Work to complete = Your answer should be one number: how many lines of the records hold the string "matplotlib".
────────────────────────────────────────
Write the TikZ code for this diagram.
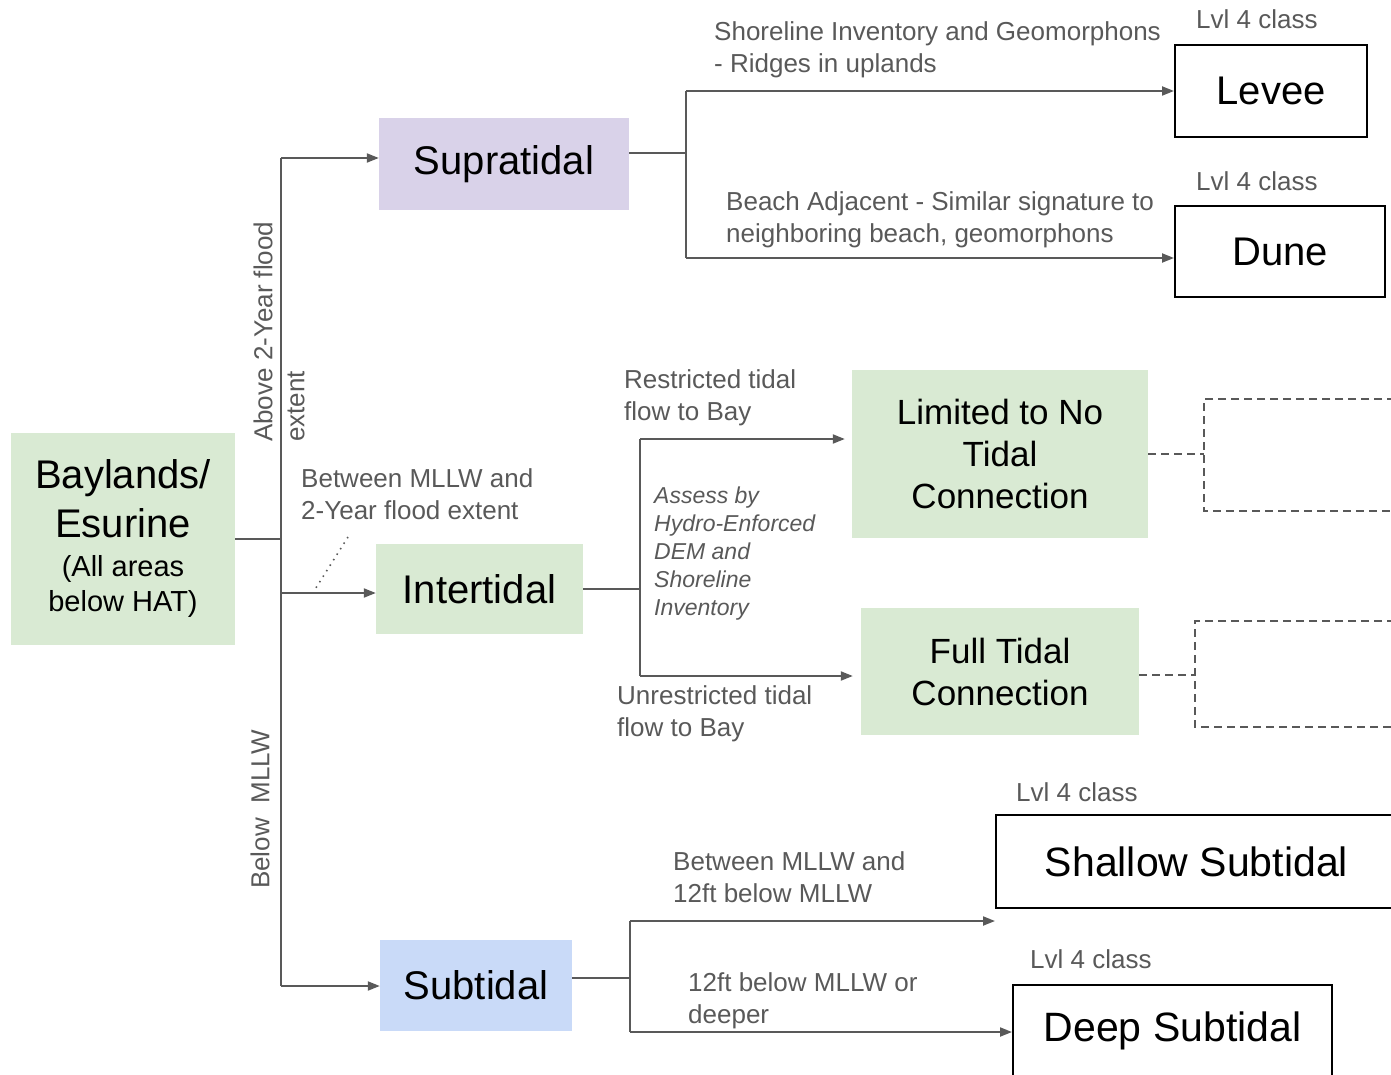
\documentclass[tikz,border=0pt]{standalone}
\usepackage{fontspec}
\setmainfont{Liberation Sans}
\usetikzlibrary{arrows.meta}
\definecolor{boxgreen}{HTML}{D9EAD3}
\definecolor{boxpurple}{HTML}{D9D2E9}
\definecolor{boxblue}{HTML}{C9DAF8}
\definecolor{linegray}{HTML}{595959}

\begin{document}
\begin{tikzpicture}[x=1pt,y=-1pt,
    level/.style={inner sep=0pt,align=center,font=\fontsize{40}{49}\selectfont},
    classbox/.style={level,draw=black,line width=2pt},
    note/.style={text=linegray,align=left,inner sep=0pt,font=\fontsize{26}{32}\selectfont},
    link/.style={draw=linegray,line width=2pt},
    arr/.style={link,-{Triangle[length=12pt,width=9pt]}},
    pend/.style={draw=linegray,line width=1.6pt,dash pattern=on 8pt off 5pt}]
    \useasboundingbox (0,0) rectangle (1391,1075);
    \clip (0,0) rectangle (1391,1075);

    \node[level,fill=boxgreen,minimum width=224pt,minimum height=212pt] (bay) at (123,539)
        {Baylands/\\Esurine\\[-10pt]\fontsize{29}{34}\selectfont(All areas\\[-14pt]\fontsize{29}{34}\selectfont below HAT)};
    \node[level,fill=boxpurple,minimum width=250pt,minimum height=92pt] (supra) at (504,164) {Supratidal};
    \node[level,fill=boxgreen,minimum width=207pt,minimum height=90pt] (inter) at (479.5,589) {Intertidal};
    \node[level,fill=boxblue,minimum width=192pt,minimum height=91pt] (sub) at (476,985.5) {Subtidal};

    \node[classbox,minimum width=192pt,minimum height=92pt] (levee) at (1271,91) {Levee};
    \node[classbox,minimum width=210pt,minimum height=91pt] (dune) at (1280,251.5) {Dune};
    \node[level,fill=boxgreen,font=\fontsize{35}{42}\selectfont,minimum width=296pt,minimum height=168pt] (lim) at (1000,454)
        {Limited to No\\Tidal\\Connection};
    \node[level,fill=boxgreen,font=\fontsize{35}{42}\selectfont,minimum width=278pt,minimum height=127pt] (full) at (1000,671.5)
        {Full Tidal\\Connection};
    \node[classbox,font=\fontsize{41}{48}\selectfont,minimum width=401pt,minimum height=93pt] (shallow) at (1196.5,861.5) {Shallow Subtidal};
    \node[classbox,font=\fontsize{41}{48}\selectfont,minimum width=319pt,minimum height=92pt] (deep) at (1172.5,1031) {Deep Subtidal};

    \node[note,anchor=west] (lvlA) at (1196,19) {Lvl 4 class};
    \node[note,anchor=west] (lvlB) at (1196,181) {Lvl 4 class};
    \node[note,anchor=west] (lvlC) at (1016,792) {Lvl 4 class};
    \node[note,anchor=west] (lvlD) at (1030,959) {Lvl 4 class};

    \node[note,rotate=90,anchor=west] (above) at (279,442) {Above 2-Year flood\\extent};
    \node[note,rotate=90,anchor=west] (below) at (260,889) {Below\ \ MLLW};
    \node[note,anchor=west] (between) at (301,494) {Between MLLW and\\2-Year flood extent};
    \node[note,anchor=west] (shore) at (714,50) {Shoreline Inventory and Geomorphons\\- Ridges in uplands};
    \node[note,anchor=west] (beach) at (726,220) {Beach Adjacent - Similar signature to\\neighboring beach, geomorphons};
    \node[note,anchor=west] (restr) at (624,398) {Restricted tidal\\flow to Bay};
    \node[note,anchor=west] (unrestr) at (617,714) {Unrestricted tidal\\flow to Bay};
    \node[note,anchor=west,font=\fontsize{23}{28}\selectfont\itshape] (assess) at (654,554)
        {Assess by\\Hydro-Enforced\\DEM and\\Shoreline\\Inventory};
    \node[note,anchor=west] (shallowtxt) at (673,877) {Between MLLW and\\12ft below MLLW};
    \node[note,anchor=west] (deeptxt) at (688,1001) {12ft below MLLW or\\deeper};

    \coordinate (jA) at (281,539);   \coordinate (tTop) at (281,158);
    \coordinate (tMid) at (281,593); \coordinate (tBot) at (281,986);
    \coordinate (sJ) at (686,153);   \coordinate (sTop) at (686,91);  \coordinate (sBot) at (686,258);
    \coordinate (iJ) at (640,589);   \coordinate (iTop) at (640,439); \coordinate (iBot) at (640,676);
    \coordinate (uJ) at (630,978);   \coordinate (uTop) at (630,921); \coordinate (uBot) at (630,1032);
    \coordinate (dotA) at (348,537); \coordinate (dotB) at (314,591);
    \coordinate (penA) at (1204,454); \coordinate (penB) at (1195,675);

    \draw[link] (bay.east |- jA) -- (jA);
    \draw[link] (tTop) -- (tBot);
    \draw[arr] (tTop) -- (tTop -| supra.west);
    \draw[arr] (tMid) -- (tMid -| inter.west);
    \draw[arr] (tBot) -- (tBot -| sub.west);

    \draw[link] (sJ -| supra.east) -- (sJ);
    \draw[link] (sTop) -- (sBot);
    \draw[arr] (sTop) -- (levee.west);
    \draw[arr] (sBot) -- (sBot -| dune.west);

    \draw[link] (inter.east) -- (iJ);
    \draw[link] (iTop) -- (iBot);
    \draw[arr,shorten >=7pt] (iTop) -- (iTop -| lim.west);
    \draw[arr,shorten >=8pt] (iBot) -- (iBot -| full.west);

    \draw[link] (uJ -| sub.east) -- (uJ);
    \draw[link] (uTop) -- (uBot);
    \draw[arr] (uTop) -- (uTop -| shallow.west);
    \draw[arr] (uBot) -- (uBot -| deep.west);

    \draw[draw=linegray,line width=1.6pt,dash pattern=on 1.5pt off 5pt] (dotA) -- (dotB);

    \draw[pend] (penA -| lim.east) -- (penA);
    \draw[pend] (1395,399) -- (1204,399) -- (1204,511) -- (1395,511);
    \draw[pend] (penB -| full.east) -- (penB);
    \draw[pend] (1395,621) -- (1195,621) -- (1195,727) -- (1395,727);
\end{tikzpicture}
\end{document}
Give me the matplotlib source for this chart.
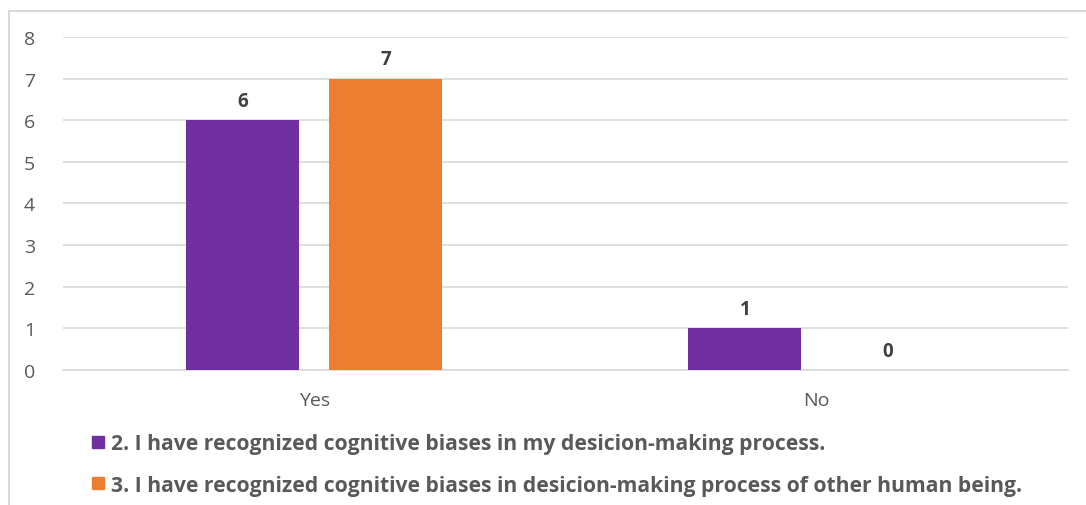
import numpy as np
import matplotlib
matplotlib.use("Agg")
from matplotlib import pyplot as plt
from matplotlib.lines import Line2D

categories = ["Yes", "No"]
series_names = [
    "2. I have recognized cognitive biases in my desicion-making process.",
    "3. I have recognized cognitive biases in desicion-making process of other human being.",
]
series_values = [
    [6, 1],
    [7, 0],
]
colors = ["#7030A0", "#ED7D31"]
y_ticks = [0, 1, 2, 3, 4, 5, 6, 7, 8]

plt.rcParams['font.family'] = ['Open Sans', 'DejaVu Sans']

fig = plt.figure(figsize=(10.86, 5.06), dpi=100)
ax = fig.add_axes([0.058, 0.267, 0.925, 0.658])

# chart frame (only left and top edges are visible in the crop)
fig.add_artist(Line2D([9/1086, 9/1086], [0, 1-12/506], color="#D9D9D9", lw=1.5))
fig.add_artist(Line2D([9/1086, 1], [1-12/506, 1-12/506], color="#D9D9D9", lw=1.5))

x = np.arange(len(categories))
width = 0.225
offsets = [-0.1425, 0.1425]
for vals, off, col in zip(series_values, offsets, colors):
    bars = ax.bar(x + off, vals, width, color=col, zorder=3)
    for b, v in zip(bars, vals):
        ax.text(b.get_x() + b.get_width()/2, v + 0.22, str(v), ha="center", va="bottom",
                fontsize=13.5, fontweight="bold", color="#404040")

ax.set_xlim(-0.5, 1.5)
ax.set_ylim(0, 8)
ax.set_yticks(y_ticks)
ax.set_xticks(x)
ax.set_xticklabels(categories)
ax.grid(axis="y", color="#D9D9D9", lw=1.2, zorder=0)
for s in ["top", "right", "left"]:
    ax.spines[s].set_visible(False)
ax.spines["bottom"].set_color("#D9D9D9")
ax.spines["bottom"].set_linewidth(1.2)
ax.tick_params(axis="both", length=0, colors="#595959", labelsize=14)
ax.tick_params(axis="y", pad=20)
ax.tick_params(axis="x", pad=15)

# legend below the plot, left aligned
handles = [plt.Rectangle((0, 0), 1, 1, color=c) for c in colors]
fig.legend(handles, series_names, loc="upper left", bbox_to_anchor=(0.077, 0.158),
           frameon=False, ncol=1, handlelength=0.55, handleheight=0.55, handletextpad=0.35,
           labelspacing=0.95, borderaxespad=0,
           prop={"size": 15.2, "weight": "bold"}, labelcolor="#595959")

fig.savefig("out.png", dpi=100)
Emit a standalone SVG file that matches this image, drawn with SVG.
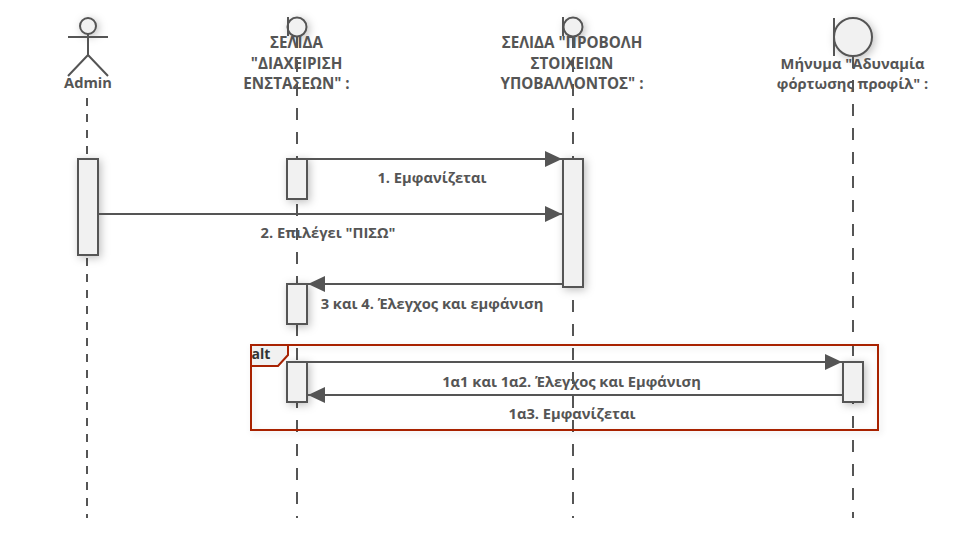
<svg xmlns="http://www.w3.org/2000/svg" width="966" height="538" viewBox="0 0 966 538">
<defs>
<filter id="s" x="-80%" y="-80%" width="260%" height="260%"><feDropShadow dx="2" dy="2" stdDeviation="4" flood-color="#000" flood-opacity="0.25"/></filter>
<filter id="t" x="-5%" y="-20%" width="110%" height="140%"><feDropShadow dx="2" dy="2" stdDeviation="3" flood-color="#000" flood-opacity="0.12"/></filter>
<marker id="a" markerUnits="userSpaceOnUse" markerWidth="18" markerHeight="16" refX="17" refY="8" orient="auto-start-reverse"><path d="M0 0L17 8L0 16Z" fill="#555"/></marker>
</defs>
<style>
text{font-family:"Open Sans","Noto Sans","DejaVu Sans",sans-serif;font-size:14.7px;font-weight:700;fill:#555;text-anchor:middle}
.h{font-size:15.2px}
.l{stroke:#555;stroke-width:2;fill:none;stroke-dasharray:12 12}
.m{stroke:#555;stroke-width:2;fill:none}
.n{fill:#f1f1f1;stroke:#555;stroke-width:2}
.b{filter:url(#s)}
.f{fill:none;stroke:#a82202;stroke-width:2;filter:url(#t)}
</style>
<rect width="966" height="538" fill="#fff"/>
<g id="actor-admin">
<circle class="n b" cx="88" cy="26" r="8"/>
<path class="m" d="M88 34V55M68 37H108M88 55L68 76M88 55L108 76"/>
<text x="88" y="88">Admin</text>
</g>
<g id="boundary-diaxeirisi">
<circle class="n b" cx="297" cy="27" r="9.5"/>
<path class="m" d="M288 17V36"/>
<text class="h" x="296.500" y="48">ΣΕΛΙΔΑ</text><text class="h" x="296.500" y="69">"ΔΙΑΧΕΙΡΙΣΗ</text><text class="h" x="296.500" y="89">ΕΝΣΤΑΣΕΩΝ" :</text>
</g>
<g id="boundary-provoli">
<circle class="n b" cx="573" cy="27" r="9.5"/>
<path class="m" d="M563 17V36"/>
<text class="h" x="572" y="48">ΣΕΛΙΔΑ "ΠΡΟΒΟΛΗ</text><text class="h" x="572" y="69">ΣΤΟΙΧΕΙΩΝ</text><text class="h" x="572" y="89">ΥΠΟΒΑΛΛΟΝΤΟΣ" :</text>
</g>
<g id="boundary-minima">
<circle class="n b" cx="853" cy="37" r="19"/>
<path class="m" d="M834 18V56"/>
<text x="852.500" y="69">Μήνυμα "Αδυναμία</text><text x="852.500" y="89">φόρτωσης προφίλ" :</text>
</g>
<g id="lifelines">
<path class="l" style="stroke-dasharray:8 8" d="M87 98V518"/><path class="l" d="M297 36V518"/><path class="l" d="M573 36V518"/><path class="l" d="M853 56V518"/>
</g>
<g id="alt-fragment">
<rect class="f" x="251" y="345" width="627" height="85"/>
<path d="M251 345H288V355L278 366H251Z" fill="#f1f1f1" stroke="#a82202" stroke-width="2"/>
<text x="261" y="359" style="fill:#333;font-size:14px">alt</text>
</g>
<g id="activations">
<rect class="n b" x="78" y="159" width="20" height="96"/>
<rect class="n b" x="287" y="159" width="20" height="40"/>
<rect class="n b" x="563" y="159" width="20" height="128"/>
<rect class="n b" x="287" y="284" width="20" height="40"/>
<rect class="n b" x="287" y="362" width="20" height="40"/>
<rect class="n b" x="843" y="362" width="20" height="40"/>
</g>
<g id="connectors">
<path class="m" d="M307 159H562" marker-end="url(#a)"/>
<path class="m" d="M98 214H562" marker-end="url(#a)"/>
<path class="m" d="M563 284H308" marker-end="url(#a)"/>
<path class="m" d="M307 362H842" marker-end="url(#a)"/>
<path class="m" d="M843 395H308" marker-end="url(#a)"/>
</g>
<g id="labels">
<text x="432" y="183">1. Εμφανίζεται</text>
<text x="328" y="238">2. Επιλέγει "ΠΙΣΩ"</text>
<text x="432" y="309">3 και 4. Έλεγχος και εμφάνιση</text>
<text x="571.500" y="387">1α1 και 1α2. Έλεγχος και Εμφάνιση</text>
<text x="572" y="419">1α3. Εμφανίζεται</text>
</g>
</svg>
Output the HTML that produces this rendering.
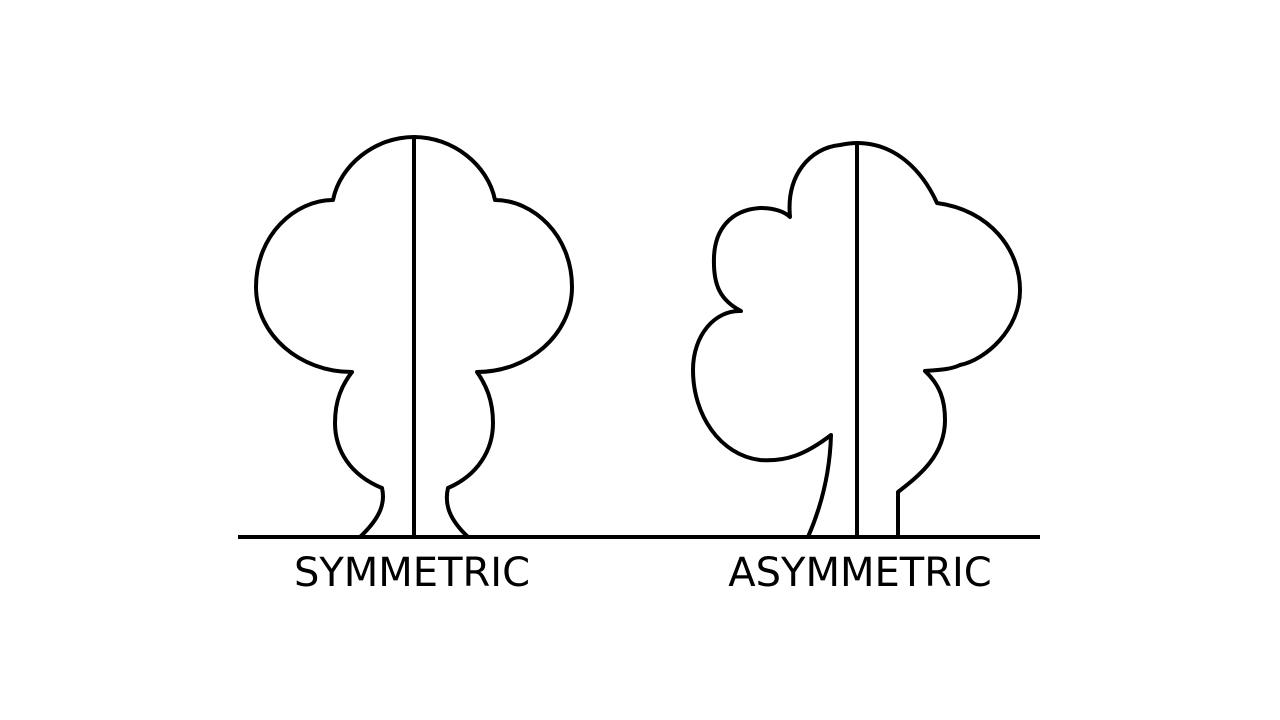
<!DOCTYPE html>
<html><head><meta charset="utf-8"><style>html,body{margin:0;padding:0;background:#fff}svg{display:block}</style></head>
<body>
<svg width="1280" height="720" viewBox="0 0 1280 720" xmlns="http://www.w3.org/2000/svg">
<g fill="none" stroke="#000" stroke-width="4" stroke-linejoin="round">
<line x1="238" y1="537" x2="1040" y2="537"/>
<line x1="414" y1="137" x2="414" y2="537"/>
<path d="M360,537 C378,520 386,505 382,488 C350,475 335,450 335,423 C335,400 342,385 352,372 C300,372 256,335 256,287 C256,235 295,200 333,200 C340,165 375,137 414,137 C453,137 488,165 495,200 C533,200 572,235 572,287 C572,335 528,372 477,372 C486,385 493,400 493,423 C493,450 478,475 448,488 C444,505 450,520 468,537"/>
<line x1="857" y1="143" x2="857" y2="537"/>
<path d="M808,537 C822,505 830,470 831,435 C805,455 785,462 760,460 C720,455 693,415 693,370 C693,335 715,310 741,311 C720,300 713,285 714,257 C715,230 730,210 760,208 C775,208 785,212 790,217 C786,175 810,148 840,145 C850,143 857,143 857,143 C895,143 922,170 937,203 C990,210 1020,250 1020,290 C1020,330 985,360 960,365 C950,370 935,370 925,371 C940,385 945,400 945,420 C945,455 920,475 898,492 L898,537"/>
</g>
<g font-family="'DejaVu Sans','Liberation Sans',sans-serif" font-size="40" fill="#000" text-anchor="middle">
<text x="412" y="586">SYMMETRIC</text>
<text x="860" y="586">ASYMMETRIC</text>
</g>
</svg>
</body></html>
────────────────────────────────────────
Solution = 5